Die Umsetzung der Systemaufrufe eines Programms wird oft vom Kernel eines Betriebssystems implementiert und unterscheidet sich bei den verschiedenen Dateisystemen. Der Kernel übersetzt die Zugriffe dann in die Blockoperationen des jeweiligen Massenspeichers. (Anmerkung: Tatsächlich trifft dies nur auf sogenannte monolithische Kernel zu. Hingegen sind auf einem Microkernel oder Hybridkernel aufgebaute Systeme so konzipiert, dass die Dateisystemoperationen nicht vom Kernel selbst ausgeführt werden müssen.)
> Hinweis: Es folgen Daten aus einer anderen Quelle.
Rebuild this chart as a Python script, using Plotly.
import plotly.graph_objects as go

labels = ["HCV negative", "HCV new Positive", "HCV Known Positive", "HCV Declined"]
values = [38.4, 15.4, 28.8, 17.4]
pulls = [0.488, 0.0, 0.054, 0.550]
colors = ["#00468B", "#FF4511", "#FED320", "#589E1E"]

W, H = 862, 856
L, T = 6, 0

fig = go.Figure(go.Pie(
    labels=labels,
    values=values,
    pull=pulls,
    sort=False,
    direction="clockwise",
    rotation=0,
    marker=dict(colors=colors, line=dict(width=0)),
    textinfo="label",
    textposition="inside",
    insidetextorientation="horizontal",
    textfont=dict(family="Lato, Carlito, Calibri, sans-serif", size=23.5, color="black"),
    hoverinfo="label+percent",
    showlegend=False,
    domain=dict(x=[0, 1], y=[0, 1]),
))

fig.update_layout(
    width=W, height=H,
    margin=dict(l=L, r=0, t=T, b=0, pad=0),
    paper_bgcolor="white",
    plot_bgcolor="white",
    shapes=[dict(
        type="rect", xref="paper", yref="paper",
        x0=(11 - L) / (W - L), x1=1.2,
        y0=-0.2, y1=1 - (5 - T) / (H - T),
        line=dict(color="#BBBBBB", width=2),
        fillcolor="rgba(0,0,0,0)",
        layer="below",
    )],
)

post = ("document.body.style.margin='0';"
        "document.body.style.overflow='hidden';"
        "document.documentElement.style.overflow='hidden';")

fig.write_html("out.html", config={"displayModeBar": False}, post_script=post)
Wenn ein Programm eine Datei mittels open öffnet, wird der Dateiname im Verzeichnis gesucht. Die Blöcke auf dem Massenspeicher ermittelt das Betriebssystem aus den entsprechenden Beschreibungsstrukturen. Falls eine Datei im Verzeichnis gefunden wird, erhält das Betriebssystem auch ihre Beschreibungsstruktur und damit die Referenzen zu den zugehörigen Clustern und gelangt über diese zu den konkreten Blöcken.
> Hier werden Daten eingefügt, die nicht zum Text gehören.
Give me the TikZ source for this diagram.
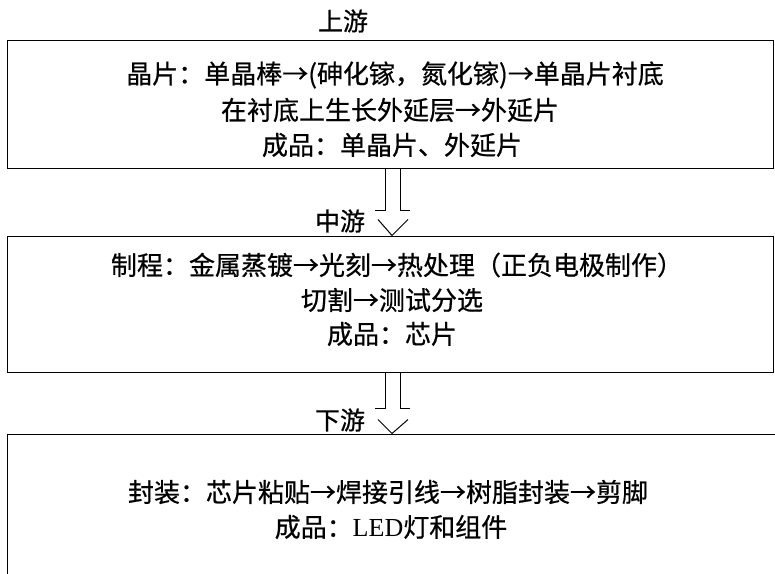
\documentclass[tikz,border=0pt]{standalone}
\usepackage{fontspec}
\setmainfont{Liberation Serif}
\newfontfamily\cjk[FakeBold=0.6]{Noto Sans CJK SC}
\tikzset{
  box/.style={draw, line width=1pt, rectangle, inner sep=0pt},
  txt/.style={font=\cjk\fontsize{26}{30}\selectfont, inner sep=0pt, anchor=center},
  stage/.style={font=\cjk\fontsize{25}{28}\selectfont, inner sep=0pt, anchor=center},
  hollow/.style={draw, line width=1pt}
}
\begin{document}
\begin{tikzpicture}[x=1pt,y=-1pt]
\useasboundingbox (0,0) rectangle (775,573);
\clip (0,0) rectangle (775,573);
% boxes
\node[box, minimum width=766pt, minimum height=128pt] (b1) at (390,104) {};
\node[box, minimum width=766pt, minimum height=136pt] (b2) at (390,304) {};
\node[box, minimum width=790pt, minimum height=160pt] (b3) at (402,514) {};
% stage labels
\node[stage] (l1) at (343,21) {上游};
\node[stage] (l2) at (340,221) {中游};
\node[stage] (l3) at (340,420) {下游};
% box 1 text
\node[txt] (t11) at (395,75) {晶片：单晶棒→(砷化镓，氮化镓)→单晶片衬底};
\node[txt] (t12) at (390,110) {在衬底上生长外延层→外延片};
\node[txt] (t13) at (392,145) {成品：单晶片、外延片};
% box 2 text
\node[txt] (t21) at (397,265) {制程：金属蒸镀→光刻→热处理（正负电极制作）};
\node[txt] (t22) at (392,300) {切割→测试分选};
\node[txt] (t23) at (392,334) {成品：芯片};
% box 3 text
\node[txt] (t31) at (388,492) {封装：芯片粘贴→焊接引线→树脂封装→剪脚};
\node[txt] (t32) at (391,527) {成品：{\rmfamily LED}灯和组件};
% hollow arrows
\coordinate (a1) at (b1.south -| 392,0);
\coordinate (a2) at (b2.south -| 392,0);
\draw[hollow] ([xshift=-7pt]a1) -- ++(0,42) -- ++(-10,0);
\draw[hollow] ([xshift=8pt]a1) -- ++(0,42) -- ++(10,0);
\draw[hollow] ([shift={(-14,51)}]a1) -- (b2.north -| 392,0) -- ([shift={(16,51)}]a1);
\draw[hollow] ([xshift=-7pt]a2) -- ++(0,36) -- ++(-10,0);
\draw[hollow] ([xshift=8pt]a2) -- ++(0,36) -- ++(10,0);
\draw[hollow] ([shift={(-14,47)}]a2) -- (b3.north -| 392,0) -- ([shift={(16,47)}]a2);
\end{tikzpicture}
\end{document}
Mit read kann das Programm dann auf die Cluster der Datei (und damit auf die Blöcke auf dem Massenspeicher) zugreifen. Wird eine Datei aufgrund von write größer, wird bei Bedarf ein neuer Cluster aus der Freiliste entnommen und in der Beschreibungsstruktur der Datei hinzugefügt. Auch die anderen Systemaufrufe lassen sich so in Cluster- bzw. Blockzugriffe übersetzen.
Hintergrund
Viele Betriebssysteme bieten die Möglichkeit, Festplatten und RAID-Systeme zu partitionieren. Solche Partitionen wie auch ganze Festplatten können mit einem Dateisystem formatiert werden, das heißt, es wird ein leeres Verzeichnis angelegt und der zugeordnete Plattenplatz unter die Verwaltung des Dateisystems gestellt.
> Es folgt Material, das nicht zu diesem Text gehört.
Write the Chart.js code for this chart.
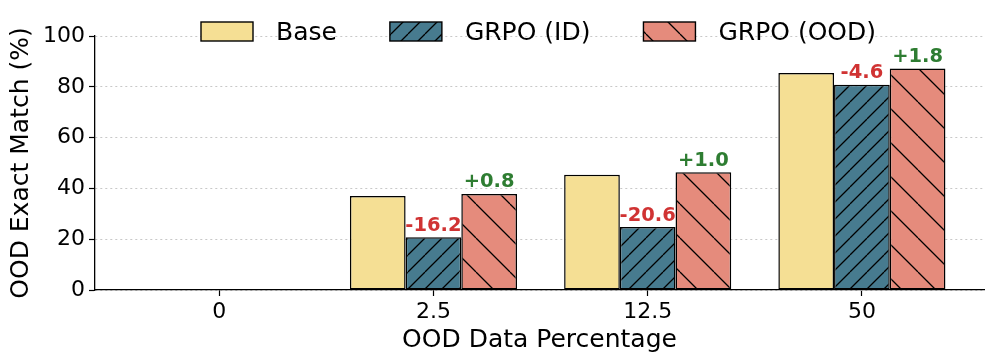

Einzelne Dateisysteme können unter unixoiden Systemen (z. B. BSD, System V, Linux, macOS) an beliebiger Stelle innerhalb der Verzeichnisstruktur des Rechners eingehängt („gemountet“) werden und ergänzen dann den Baum um einen weiteren, in sich ggf. verzweigten Ast. Dessen Ursprung bezeichnet man auch als Einhängepunkt, englisch mount point. Andere Betriebssysteme, etwa DOS, Windows oder OpenVMS, vergeben für jedes Dateisystem eine eigene Bezeichnung, so dass mehrere Verzeichnisbäume nebeneinander existieren. Seit Windows 2000 können auch in dessen Dateisystem NTFS Verzeichnisse als Einhängepunkte verwendet werden.[8]
Neuere Entwicklungen für Dateisysteme können einige Techniken relationaler Datenbanken oder objektorientierter Strukturierung verfügbar machen. Konventionelle Verzeichnisstrukturen mit hierarchischer Anlage sind dann eine unter mehreren Möglichkeiten, Informationen anzulegen, zu verändern, wiederaufzufinden und zu lesen.
Standardisierung
Vorwiegend im Bereich der unixoiden Systeme gibt es Bemühungen, die Verzeichnisstruktur unabhängig vom eingesetzten Betriebssystem zu standardisieren. Durch eine einheitliche Verzeichnisstruktur sind beispielsweise bestimmte ausführbare Dateien oder Konfigurationsdateien immer am selben Ort zu finden, was die Software-Entwicklung, die Migration von einem Betriebssystem zu einem anderen und die Einarbeitung von Anwendern stark vereinfacht. Neben den POSIX-, SUS- und LSB-Standards, die alle auch die Verzeichnisstruktur beschreiben, ist der Filesystem Hierarchy Standard (FHS) eine bedeutende Normierung einer Verzeichnisstruktur.